Tenure track: a new perspective

Bobby Shipman

Assistant Professors Aimee Adam, Sakina Hughes and Lorinda Coan brought diverse backgrounds when they joined USI’s faculty as tenure track employees August 2013.

Tenure means an employee cannot undergo termination without just cause or subjection to periodic contract renewals.

Faculty members on tenure track have about six years to complete research in their field, prove their effectiveness as a teacher and provide services to the community, said Aimee Adam, assistant professor of psychology.

“When you are in a tenure track position you have this limited time frame…to make your move and document all of your (achievements),” she said.  “If you don’t then you’re out of luck.”

Adam attended the University of Alabama for experimental social psychology and, prior to working for USI, she acted as a visiting professor at Indiana University Southeast.

Adam wants to work with charitable organizations by gathering and analyzing data for them, she said.

“There are more opportunities for me to do different types of research projects, to get funding for different research projects and work with different people,” she said. “I think there are also more opportunities to do service, like helping out the university in some respect.”

Adam said tenure track provides more opportunities for her to do research than having tenure.

“There are a lot of fun things I have never done before that I am looking to get involved in,” she said.

Assistant Professor of History Sakina Hughes also looks to get involved via tenure track.

“I am really looking forward to building up a rapport with students,” Hughes said.  “(And) developing classes in black history and black women’s history.”

Hughes finished her doctorate in 2012 and spent a year as a postdoctoral fellow at the University of Michigan.

USI wanted a U.S. historian that also specialized in African-American history, and Evansville seemed a nice place to settle down with her daughter, so it was luck landing  tenure track, she said.

Hughes wants to make history fun and relevant for students who do not major in history through the introduction of new teaching techniques like Reacting to the Past (RTTP), she said.

RTTP consists of elaborate games, set in the past, in which students adopt the persona of a historical figure.

The student-run sessions seek to draw students into the past, promote classroom engagement and improve academic skills.

“As far as I see it, USI is really a school that’s focused on strong teaching. One of the reasons I got my Ph.D. is to be a good professor,” she said.  “I am very passionate about the stuff that I write about, I am really excited about growing and expanding African-American history and any kind of U.S. history, those are my goals.”

The soon-to-be-published “Beyond Two Worlds” is an edited volume about Native-Americans living in the Americas, containing a chapter by Hughes, which discusses Native-American and African-American relationships.
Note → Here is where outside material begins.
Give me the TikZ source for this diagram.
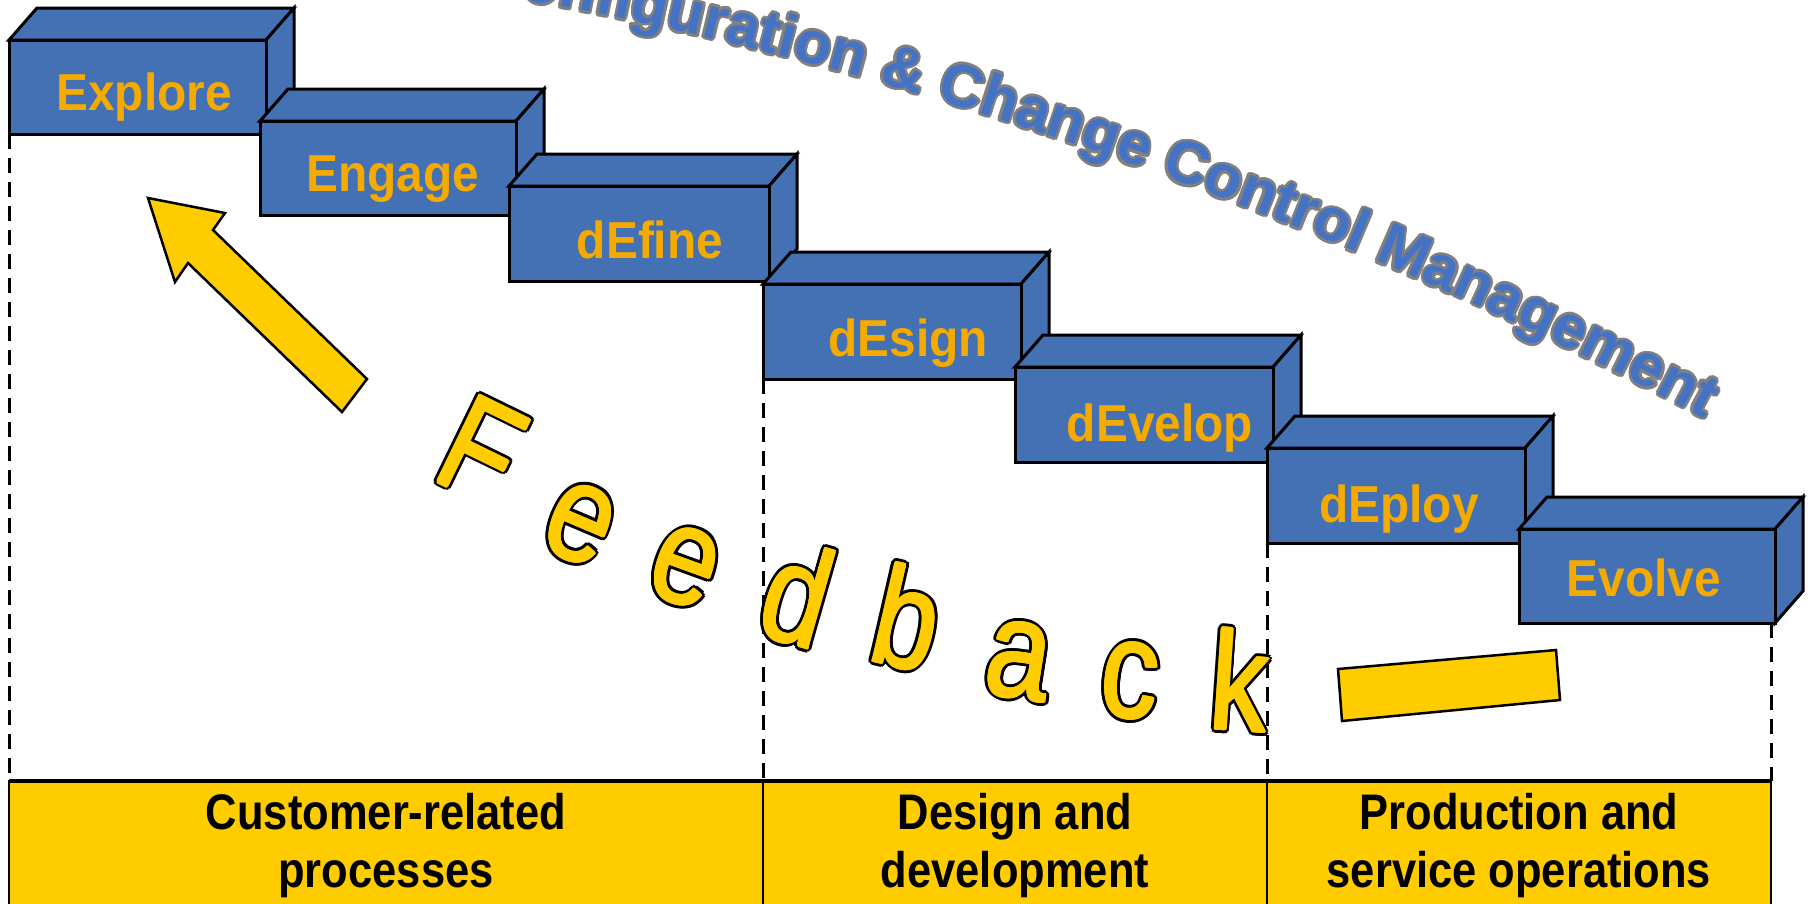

Hughes studies cultural relationships by looking at performance communities, such as blacks and Indians, that are in wild-west shows or circuses, and looks to publish more works in her field, she said.

Off-campus projects also fill Hughes’ to-do list.

She plans to develop classes that focus on current day slavery such as sex-slaves and human trafficking, which incorporate a service component, she said.

Lorinda Coan, assistant professor of dental hygiene, started teaching dental hygiene at Indiana University School of Dentistry (IUSD) in 1993.

“The last semester that I was at IUSD, I was also the acting interim director of the dental hygiene program,” Coan said.  “That happened because the former director decided to take a sabbatical.”

Coan wants to achieve  tenure to meet personal goals, she said.

Her tenure track experience proves quite different, in that she already has 20 years of faculty experience.

“It is a level of personal satisfaction,” she said. “I mean, it’s not going to go on my gravestone ‘she has tenure.’”

She said seasoned exposure helps her to better understand the language and promotion process, but preparing lectures on new content proves challenging.

USI allowed the use of content from Coan’s 2012-2013 year at IUSD.

“Usually once you leave one institution to another institution you have to start over at zero and build up your credentials at that place,” she said of her unique circumstance.

Coan speaks to Indiana healthcare providers about improving tobacco cessation attempts.

“We are working towards helping the healthcare providers more routinely, more consistently, in ways that can be measured, get that cessation message out to their patients and then hooking them up with resources that help their quit attempts be more successful,” she said.  “My colleagues and I have talked with over 1000 healthcare providers in Indiana.”

The professors all said they look forward to research opportunities, providing services to the community and enhancing the classroom while on tenure track.

“What the students don’t understand is only one-third of my job is actually what they see me do in the classroom,” Coan said.  “Their perception is ‘well you’re only here for me,’ and I truly am devoted to them 100 percent, except for this other 200 percent that I also have to do.”